Montezemolo non è ancora uscito allo scoperto: a Santa Margherita Ligure ha sostenuto la necessità che gli imprenditori si impegnino di più in politica, più o meno facendo capire che l’attuale classe politica ha fatto il suo tempo. Ma la “discesa in campo” per ora non è stata annunciata.

Montezemolo osserva i movimenti al centro, l’evoluzione dei rapporti tra i vari Casini, Rutelli ecc. ma è prudente, il rischio di essere bruciato è troppo alto e la fine della legislatura è ancora lontano. E non ha un partito alle spalle che lo sostenga: in genere è un handicap, ma chissà che al momento giusto non possa divenire un punto di forza. Il personaggio, poi, è di quelli per i quali ci si chiede sempre cosa farà da grande. Esaurite le numerose esperienze manageriali che gli hanno fornito l’attuale notorietà e apprezzamento (c’è stato un momento in cui assommava più cariche presidenziali di una collana) sembra naturalmente destinato ad un incarico di grande valore. La presidenza del Consiglio sarebbe il compimento di una carriera esaltante: nell’epoca della personalizzazione esasperata in politica, il suo curriculum è un viatico non trascurabile.

L’altro contendente, il “divo” Giulio Tremonti, ha tutt’altro profilo ma, come Montezemolo, per coltivare sogni di gloria, deve agire sottotraccia. Non fa mistero di considerarsi il successore “naturale” di Berlusconi e ha buoni motivi per pensarlo. L’ultimo scorcio di legislatura l’ha visto protagonista assoluto della scena politica italiana. Ha licenziato una manovra finanziaria impopolare ma necessaria che porta in primo luogo la sua firma, il suo pensiero.

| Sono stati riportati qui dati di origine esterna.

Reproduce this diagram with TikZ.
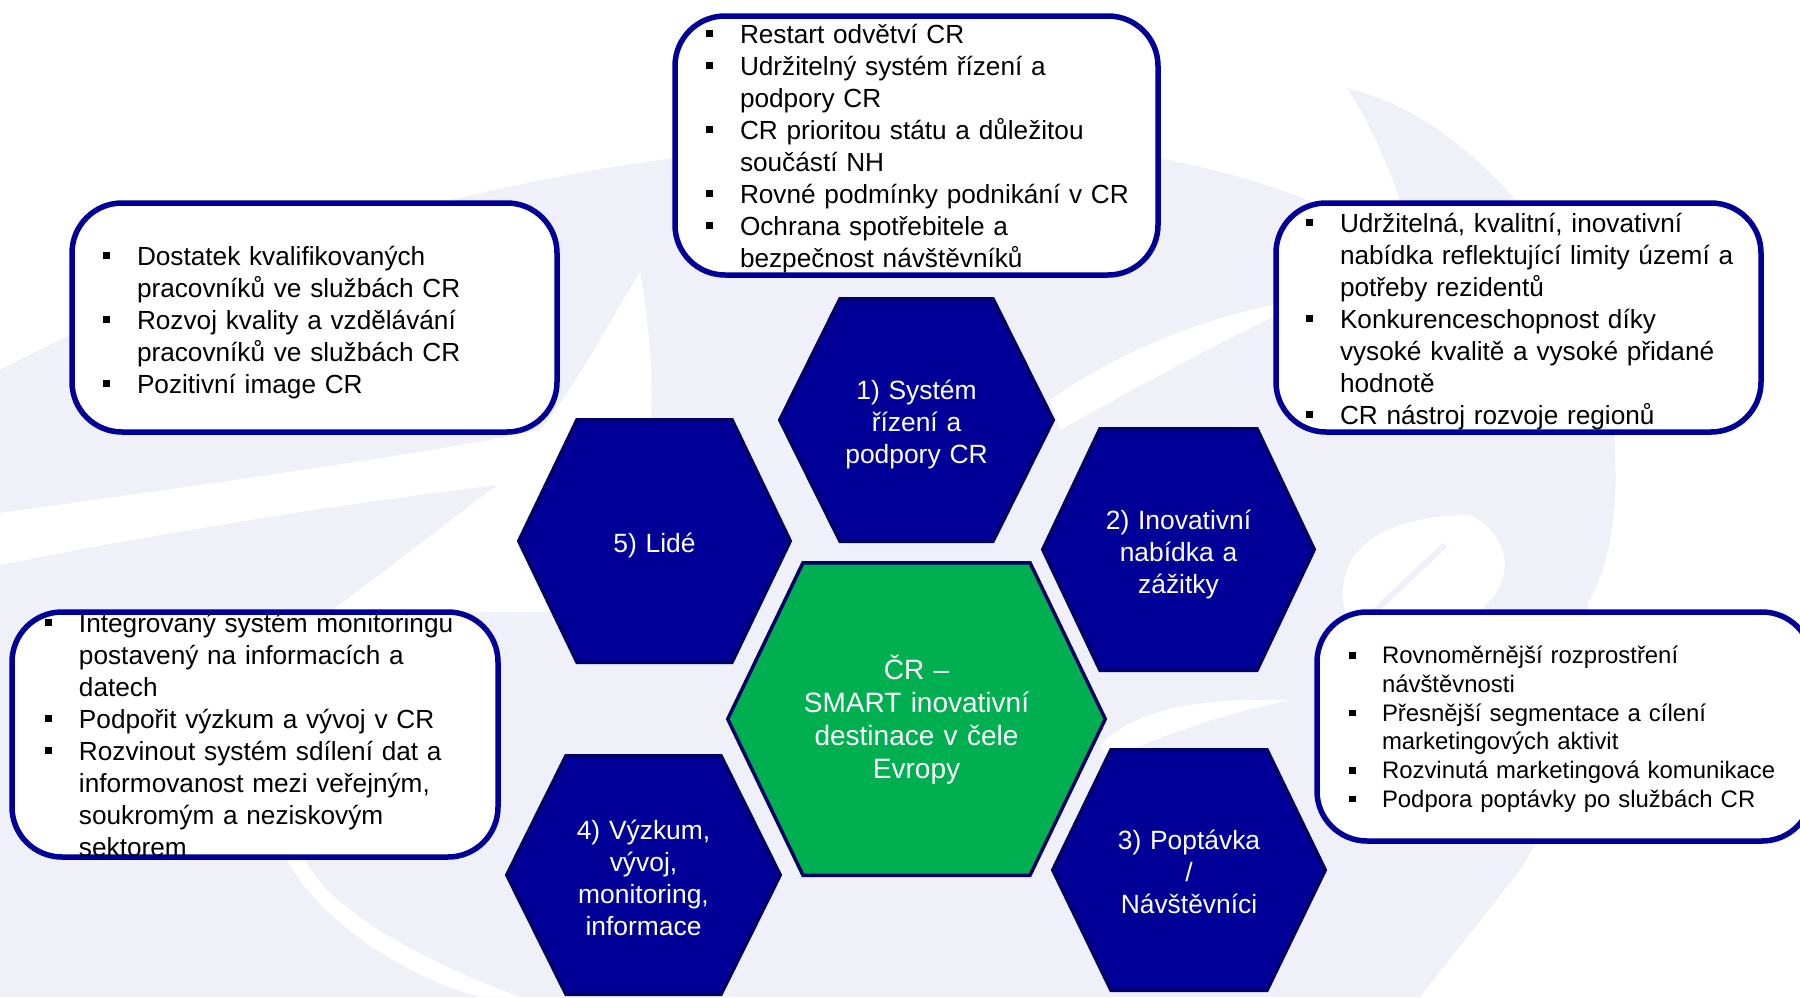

Fa ombra addirittura al Re Sole Berlusconi, a cui andava bene defilarsi da un provvedimento lacrime e sangue fino a quando non ha intuito che quello sotto sotto gli stava sfilando la leadership. In fondo chi è il vero collante governativo, oltre il potere, beninteso? E’ Bossi, che con Tremonti ha stretto un patto di ferro. L’ex commercialista di Sondrio ha una smisurata considerazione di sè e questo può essere anche un vantaggio. Conosce la macchina organizzativa del governo, tiene le chiavi della cassa, al Tesoro è un monarca assoluto.

Ormai parla come un filosofo della storia che di passaggio deve reggere le sorti economiche di un grande paese, pur disprezzando pubblicamente gli economisti di professione. Presso almeno due grandi giornali vanta un credito fino a qualche anno fa insperato. Corriere della Sera e Sole 24 Ore ne hanno “scoperto” l’alta dottrina e spesso sembrano pendere dalle sue labbra. Forse perchè considererebbero il passaggio di consegne da Berlusconi a Tremonti poco traumatico, più morbido e digeribile.

Tremonti ha una sola bestia nera, un personaggio che non vuole neanche nominare: Mario Draghi, il governatore della Banca d’Italia. Nell’intervista a Massimo Giannini, di Repubblica, l’orrore di Tremonti per Draghi traspare in tutta la sua cupezza, aumentato dal fatto che alla famosa cena a casa di Bruno Vespa, con Berlusconi e Pierferdinando Casini, Draghi era stato invitato e Tremonti no.

Però è strano che il Financial Times non ne parli come di un possibile rivale della coppia Tremonti-Montezemolo. Per Tremonti il rigore nei conti è un suo appannaggio culturale, l’ha inventato lui, Draghi non è nessuno, se non un burocrate che usurpa un potere che nessun passaggio elettorale gli ha conferito. Vede dietro di lui i “poteri forti”, immarcescibile paranoia che evoca tutto per non dire niente.

Fantapolitica o scenari plausibili? Lo dirà il tempo, forse qualche nuova scabrosa intercettazione. Nel frattempo Berlusconi governa, il suo potere è intatto e la sua maggioranza, occorre ricordarlo, è la più ampia degli ultimi decenni.